- Dataset entries:
## begin

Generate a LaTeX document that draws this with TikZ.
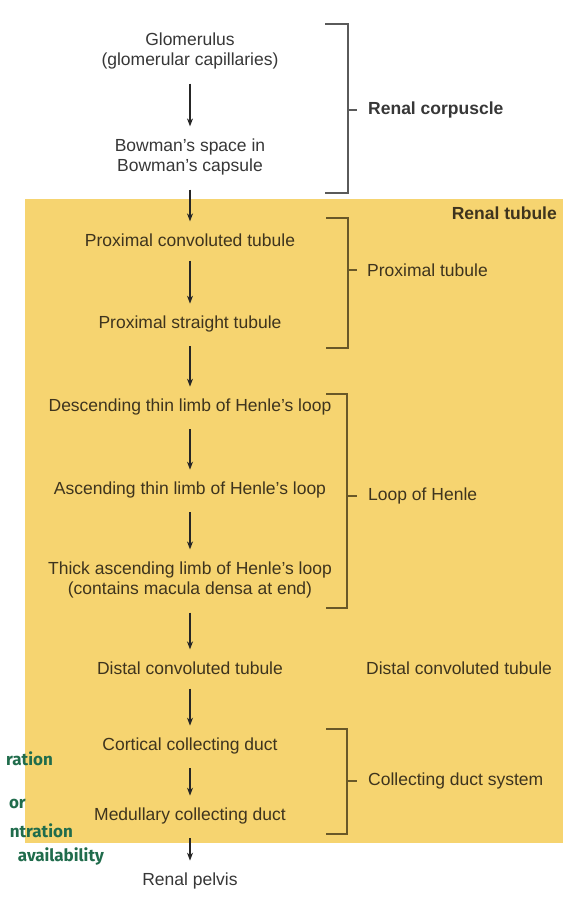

## end
## begin

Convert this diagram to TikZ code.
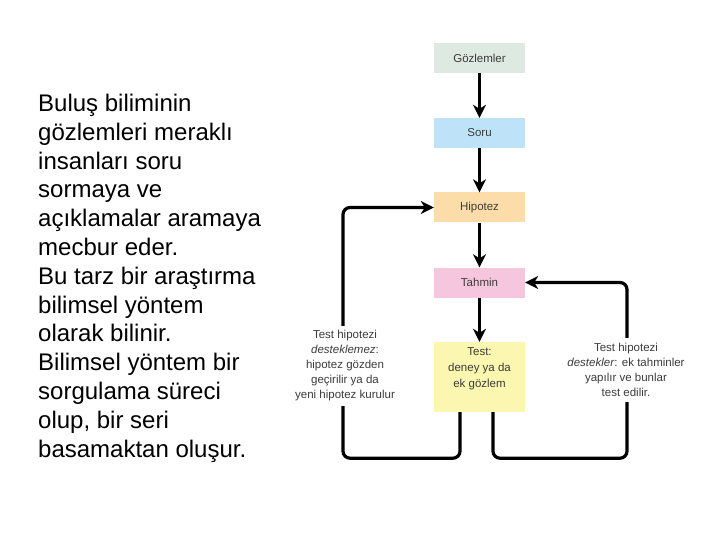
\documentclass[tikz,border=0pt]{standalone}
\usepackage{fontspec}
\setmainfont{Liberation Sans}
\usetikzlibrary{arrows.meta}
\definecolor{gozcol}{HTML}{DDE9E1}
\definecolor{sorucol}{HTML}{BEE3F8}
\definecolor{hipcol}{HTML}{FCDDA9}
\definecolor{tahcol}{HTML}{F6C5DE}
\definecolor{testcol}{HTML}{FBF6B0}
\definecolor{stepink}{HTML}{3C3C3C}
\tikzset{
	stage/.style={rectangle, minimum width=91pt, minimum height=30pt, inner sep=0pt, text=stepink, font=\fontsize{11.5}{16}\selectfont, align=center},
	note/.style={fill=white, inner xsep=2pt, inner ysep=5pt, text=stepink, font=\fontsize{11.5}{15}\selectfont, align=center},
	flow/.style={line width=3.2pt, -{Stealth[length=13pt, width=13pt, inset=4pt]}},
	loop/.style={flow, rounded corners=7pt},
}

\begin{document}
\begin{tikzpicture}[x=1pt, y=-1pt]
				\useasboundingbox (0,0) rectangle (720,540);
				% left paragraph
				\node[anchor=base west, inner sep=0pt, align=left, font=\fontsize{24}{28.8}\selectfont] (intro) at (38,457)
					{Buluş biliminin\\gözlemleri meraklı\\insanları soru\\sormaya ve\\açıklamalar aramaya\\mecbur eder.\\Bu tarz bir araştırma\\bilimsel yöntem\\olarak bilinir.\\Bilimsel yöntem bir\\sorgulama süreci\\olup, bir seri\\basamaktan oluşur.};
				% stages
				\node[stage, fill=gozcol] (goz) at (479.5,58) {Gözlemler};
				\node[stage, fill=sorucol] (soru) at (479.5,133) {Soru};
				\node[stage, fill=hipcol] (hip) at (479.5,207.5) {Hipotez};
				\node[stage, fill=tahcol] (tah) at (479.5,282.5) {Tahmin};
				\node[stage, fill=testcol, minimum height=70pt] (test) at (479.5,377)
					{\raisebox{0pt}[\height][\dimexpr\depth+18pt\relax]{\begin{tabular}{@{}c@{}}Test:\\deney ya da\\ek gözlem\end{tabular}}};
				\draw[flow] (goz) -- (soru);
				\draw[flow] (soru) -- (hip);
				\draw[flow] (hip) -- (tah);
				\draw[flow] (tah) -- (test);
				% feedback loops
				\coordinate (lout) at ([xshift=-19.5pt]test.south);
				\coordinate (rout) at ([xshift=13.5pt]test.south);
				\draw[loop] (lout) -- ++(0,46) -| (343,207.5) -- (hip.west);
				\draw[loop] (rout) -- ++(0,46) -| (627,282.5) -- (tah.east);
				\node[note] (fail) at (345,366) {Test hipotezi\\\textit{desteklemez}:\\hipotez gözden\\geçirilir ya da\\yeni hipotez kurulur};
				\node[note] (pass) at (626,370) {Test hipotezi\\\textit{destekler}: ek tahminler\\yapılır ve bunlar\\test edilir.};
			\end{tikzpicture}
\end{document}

## end
## begin

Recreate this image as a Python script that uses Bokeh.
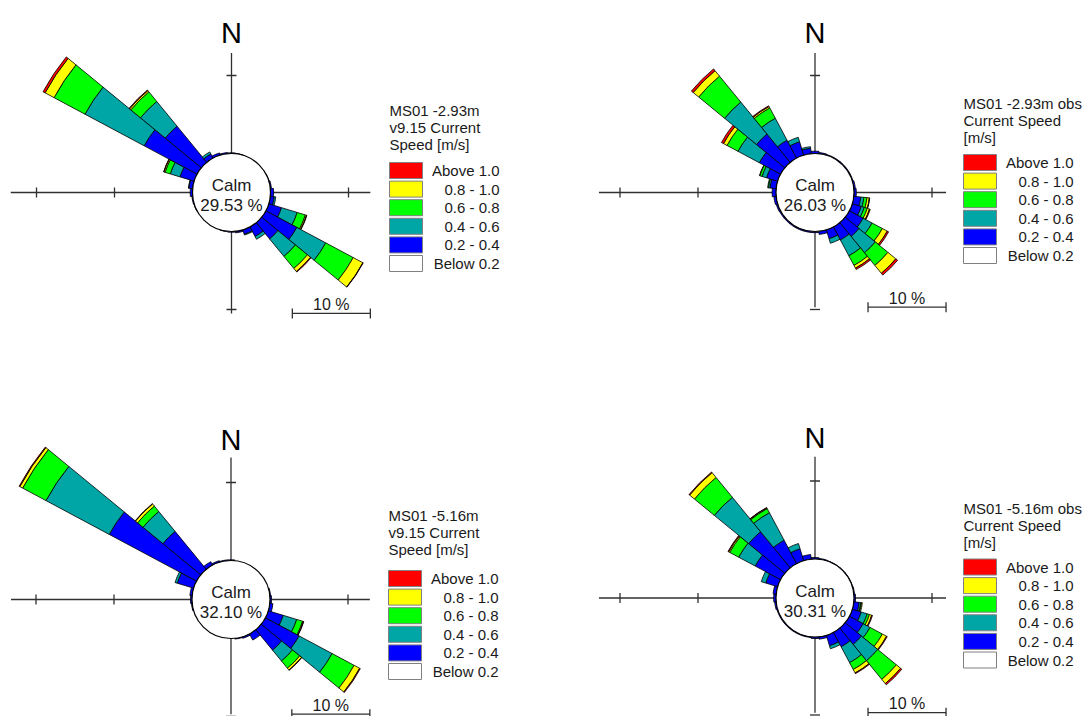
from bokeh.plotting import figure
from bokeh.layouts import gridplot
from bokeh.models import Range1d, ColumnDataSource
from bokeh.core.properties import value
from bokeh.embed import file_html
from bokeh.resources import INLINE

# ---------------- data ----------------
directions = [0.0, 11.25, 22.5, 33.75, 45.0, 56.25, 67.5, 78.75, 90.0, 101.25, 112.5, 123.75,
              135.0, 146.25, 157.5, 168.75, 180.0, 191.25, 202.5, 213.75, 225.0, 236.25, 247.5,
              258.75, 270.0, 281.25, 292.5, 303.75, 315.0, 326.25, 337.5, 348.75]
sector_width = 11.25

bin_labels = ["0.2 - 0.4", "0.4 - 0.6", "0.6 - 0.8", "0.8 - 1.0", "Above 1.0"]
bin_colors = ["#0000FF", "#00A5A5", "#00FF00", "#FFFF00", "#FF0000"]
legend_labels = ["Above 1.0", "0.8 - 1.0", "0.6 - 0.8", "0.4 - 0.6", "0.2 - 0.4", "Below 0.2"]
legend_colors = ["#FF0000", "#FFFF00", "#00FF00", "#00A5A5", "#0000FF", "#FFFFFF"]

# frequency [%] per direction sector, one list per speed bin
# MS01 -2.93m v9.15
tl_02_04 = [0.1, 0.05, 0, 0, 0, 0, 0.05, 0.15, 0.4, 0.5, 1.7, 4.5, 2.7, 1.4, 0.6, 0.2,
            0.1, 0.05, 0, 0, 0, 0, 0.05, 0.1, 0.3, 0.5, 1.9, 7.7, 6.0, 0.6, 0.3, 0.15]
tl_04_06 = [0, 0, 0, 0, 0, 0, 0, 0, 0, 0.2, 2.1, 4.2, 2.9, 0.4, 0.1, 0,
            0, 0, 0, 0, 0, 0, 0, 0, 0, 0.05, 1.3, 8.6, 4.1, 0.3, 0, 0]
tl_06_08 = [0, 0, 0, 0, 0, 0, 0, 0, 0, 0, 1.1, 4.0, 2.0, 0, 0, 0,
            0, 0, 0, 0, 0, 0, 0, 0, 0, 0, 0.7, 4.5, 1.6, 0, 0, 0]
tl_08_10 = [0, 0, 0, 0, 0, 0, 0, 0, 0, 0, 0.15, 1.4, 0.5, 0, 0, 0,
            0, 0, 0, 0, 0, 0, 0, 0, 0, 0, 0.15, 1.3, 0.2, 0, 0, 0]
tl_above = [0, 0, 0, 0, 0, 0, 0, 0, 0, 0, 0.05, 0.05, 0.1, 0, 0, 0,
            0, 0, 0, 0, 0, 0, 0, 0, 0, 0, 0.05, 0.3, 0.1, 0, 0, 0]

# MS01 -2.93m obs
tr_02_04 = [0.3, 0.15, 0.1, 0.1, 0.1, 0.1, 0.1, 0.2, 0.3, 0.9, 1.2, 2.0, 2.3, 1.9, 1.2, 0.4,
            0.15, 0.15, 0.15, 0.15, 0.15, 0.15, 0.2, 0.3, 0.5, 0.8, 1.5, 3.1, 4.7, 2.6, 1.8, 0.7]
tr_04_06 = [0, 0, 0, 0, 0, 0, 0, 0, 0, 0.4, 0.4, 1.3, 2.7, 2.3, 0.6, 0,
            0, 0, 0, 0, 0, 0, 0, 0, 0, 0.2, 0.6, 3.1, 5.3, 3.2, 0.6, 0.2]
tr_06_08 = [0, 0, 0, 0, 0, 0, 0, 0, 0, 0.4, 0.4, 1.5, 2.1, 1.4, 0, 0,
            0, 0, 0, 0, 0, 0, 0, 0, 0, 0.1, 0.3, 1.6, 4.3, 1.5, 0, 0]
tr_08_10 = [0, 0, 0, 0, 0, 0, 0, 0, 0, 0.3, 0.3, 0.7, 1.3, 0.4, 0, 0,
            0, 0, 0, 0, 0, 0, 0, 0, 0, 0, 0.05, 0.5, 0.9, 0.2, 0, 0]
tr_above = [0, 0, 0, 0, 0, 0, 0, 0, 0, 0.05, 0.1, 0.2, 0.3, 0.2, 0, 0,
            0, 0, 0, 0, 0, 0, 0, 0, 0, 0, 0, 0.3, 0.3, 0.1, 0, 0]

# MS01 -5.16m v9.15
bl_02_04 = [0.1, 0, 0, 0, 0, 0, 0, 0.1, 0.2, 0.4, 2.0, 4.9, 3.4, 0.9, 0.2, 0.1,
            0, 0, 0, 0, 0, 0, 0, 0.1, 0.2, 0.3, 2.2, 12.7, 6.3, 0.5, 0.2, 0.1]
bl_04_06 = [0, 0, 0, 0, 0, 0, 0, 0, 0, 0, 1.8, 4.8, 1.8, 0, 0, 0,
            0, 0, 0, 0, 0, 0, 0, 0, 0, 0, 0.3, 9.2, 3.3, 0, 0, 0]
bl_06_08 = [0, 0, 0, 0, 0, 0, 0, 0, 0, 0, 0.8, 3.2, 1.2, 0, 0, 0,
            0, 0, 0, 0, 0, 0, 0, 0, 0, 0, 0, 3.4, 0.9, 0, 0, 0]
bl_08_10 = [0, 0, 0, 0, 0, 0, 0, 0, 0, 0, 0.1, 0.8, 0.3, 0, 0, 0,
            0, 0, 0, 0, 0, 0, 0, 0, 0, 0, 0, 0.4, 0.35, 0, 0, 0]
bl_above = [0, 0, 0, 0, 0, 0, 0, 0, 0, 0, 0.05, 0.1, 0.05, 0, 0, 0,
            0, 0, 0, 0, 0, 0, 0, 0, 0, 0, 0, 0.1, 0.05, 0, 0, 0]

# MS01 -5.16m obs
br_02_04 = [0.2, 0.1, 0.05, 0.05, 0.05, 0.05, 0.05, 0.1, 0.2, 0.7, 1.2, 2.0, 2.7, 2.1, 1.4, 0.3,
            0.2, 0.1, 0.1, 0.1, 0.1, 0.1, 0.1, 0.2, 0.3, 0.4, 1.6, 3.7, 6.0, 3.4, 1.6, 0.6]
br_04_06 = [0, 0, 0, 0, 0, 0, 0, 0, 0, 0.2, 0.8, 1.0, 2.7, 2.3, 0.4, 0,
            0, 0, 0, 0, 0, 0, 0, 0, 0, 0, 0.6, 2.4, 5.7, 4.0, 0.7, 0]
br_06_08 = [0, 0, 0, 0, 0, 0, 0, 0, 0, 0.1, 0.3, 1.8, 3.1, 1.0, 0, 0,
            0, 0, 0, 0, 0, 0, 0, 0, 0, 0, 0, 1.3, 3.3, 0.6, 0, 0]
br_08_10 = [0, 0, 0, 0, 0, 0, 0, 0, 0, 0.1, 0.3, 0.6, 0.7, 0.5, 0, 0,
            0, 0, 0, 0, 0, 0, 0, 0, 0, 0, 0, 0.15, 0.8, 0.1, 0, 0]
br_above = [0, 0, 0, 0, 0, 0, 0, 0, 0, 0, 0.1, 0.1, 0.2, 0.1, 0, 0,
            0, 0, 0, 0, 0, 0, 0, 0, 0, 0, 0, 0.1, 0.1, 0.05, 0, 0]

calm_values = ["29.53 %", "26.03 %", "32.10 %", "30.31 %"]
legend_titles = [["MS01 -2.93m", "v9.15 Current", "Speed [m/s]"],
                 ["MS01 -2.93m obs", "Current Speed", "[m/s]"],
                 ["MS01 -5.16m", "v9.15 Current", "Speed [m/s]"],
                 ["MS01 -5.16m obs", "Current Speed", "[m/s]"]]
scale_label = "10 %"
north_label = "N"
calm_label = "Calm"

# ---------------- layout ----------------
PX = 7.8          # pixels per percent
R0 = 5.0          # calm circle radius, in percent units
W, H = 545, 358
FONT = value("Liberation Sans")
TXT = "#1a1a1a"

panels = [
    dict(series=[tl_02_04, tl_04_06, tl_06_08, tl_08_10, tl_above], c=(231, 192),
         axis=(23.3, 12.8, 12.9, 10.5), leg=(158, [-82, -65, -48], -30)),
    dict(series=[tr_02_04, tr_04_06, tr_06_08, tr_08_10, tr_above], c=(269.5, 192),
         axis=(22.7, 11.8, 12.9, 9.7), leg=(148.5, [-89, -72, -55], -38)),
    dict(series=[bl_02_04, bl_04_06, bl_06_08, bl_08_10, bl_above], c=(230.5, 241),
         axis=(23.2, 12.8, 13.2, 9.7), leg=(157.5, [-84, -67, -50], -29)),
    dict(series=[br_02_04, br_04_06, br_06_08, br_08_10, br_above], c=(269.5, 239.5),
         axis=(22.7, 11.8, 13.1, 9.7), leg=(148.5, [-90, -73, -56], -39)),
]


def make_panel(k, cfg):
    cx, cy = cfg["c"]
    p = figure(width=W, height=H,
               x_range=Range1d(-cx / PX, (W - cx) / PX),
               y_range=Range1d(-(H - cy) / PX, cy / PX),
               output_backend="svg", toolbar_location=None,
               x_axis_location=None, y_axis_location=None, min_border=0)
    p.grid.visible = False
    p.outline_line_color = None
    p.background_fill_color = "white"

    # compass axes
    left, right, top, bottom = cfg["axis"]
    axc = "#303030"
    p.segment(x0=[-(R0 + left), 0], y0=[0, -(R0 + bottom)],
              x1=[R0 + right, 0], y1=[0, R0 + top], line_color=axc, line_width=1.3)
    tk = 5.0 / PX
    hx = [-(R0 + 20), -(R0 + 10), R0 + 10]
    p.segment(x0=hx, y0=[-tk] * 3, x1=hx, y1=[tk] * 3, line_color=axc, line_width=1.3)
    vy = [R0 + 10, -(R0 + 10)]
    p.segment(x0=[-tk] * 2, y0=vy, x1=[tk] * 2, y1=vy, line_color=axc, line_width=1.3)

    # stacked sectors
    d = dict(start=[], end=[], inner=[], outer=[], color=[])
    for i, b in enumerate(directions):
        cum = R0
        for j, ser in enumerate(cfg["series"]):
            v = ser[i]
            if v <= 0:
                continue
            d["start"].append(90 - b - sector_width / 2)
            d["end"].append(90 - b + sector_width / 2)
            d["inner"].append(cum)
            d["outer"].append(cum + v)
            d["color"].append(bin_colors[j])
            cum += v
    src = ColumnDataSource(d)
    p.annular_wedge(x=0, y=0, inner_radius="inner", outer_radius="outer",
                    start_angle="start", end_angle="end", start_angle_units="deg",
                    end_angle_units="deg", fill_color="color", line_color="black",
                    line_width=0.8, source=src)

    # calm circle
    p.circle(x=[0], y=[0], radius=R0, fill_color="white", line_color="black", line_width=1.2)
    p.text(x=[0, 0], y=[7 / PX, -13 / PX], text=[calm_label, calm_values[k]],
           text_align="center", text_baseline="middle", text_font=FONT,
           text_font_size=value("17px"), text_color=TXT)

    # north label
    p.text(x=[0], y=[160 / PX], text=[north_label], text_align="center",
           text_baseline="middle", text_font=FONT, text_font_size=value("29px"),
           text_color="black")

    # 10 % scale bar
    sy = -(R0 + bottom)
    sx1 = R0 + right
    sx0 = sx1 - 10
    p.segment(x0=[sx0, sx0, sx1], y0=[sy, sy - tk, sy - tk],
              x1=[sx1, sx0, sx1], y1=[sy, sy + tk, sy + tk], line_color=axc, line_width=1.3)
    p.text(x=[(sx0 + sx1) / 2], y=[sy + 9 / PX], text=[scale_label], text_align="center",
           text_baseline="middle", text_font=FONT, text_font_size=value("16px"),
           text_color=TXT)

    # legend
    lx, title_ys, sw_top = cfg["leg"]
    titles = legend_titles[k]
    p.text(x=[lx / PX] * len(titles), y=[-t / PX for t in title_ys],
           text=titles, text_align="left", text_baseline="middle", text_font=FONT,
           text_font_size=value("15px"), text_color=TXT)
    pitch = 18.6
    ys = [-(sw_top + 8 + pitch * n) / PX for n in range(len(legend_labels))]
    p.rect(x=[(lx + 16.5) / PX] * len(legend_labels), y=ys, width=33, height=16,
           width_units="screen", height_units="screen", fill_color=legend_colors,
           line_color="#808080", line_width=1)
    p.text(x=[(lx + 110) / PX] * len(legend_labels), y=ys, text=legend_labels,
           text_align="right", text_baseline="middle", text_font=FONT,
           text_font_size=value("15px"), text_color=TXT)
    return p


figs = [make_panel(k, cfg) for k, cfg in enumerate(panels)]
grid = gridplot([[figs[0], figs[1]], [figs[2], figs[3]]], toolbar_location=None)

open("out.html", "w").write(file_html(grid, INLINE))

## end

Every line that holds the word "this" should be extracted.

Generate a LaTeX document that draws this with TikZ.
Convert this diagram to TikZ code.
Recreate this image as a Python script that uses Bokeh.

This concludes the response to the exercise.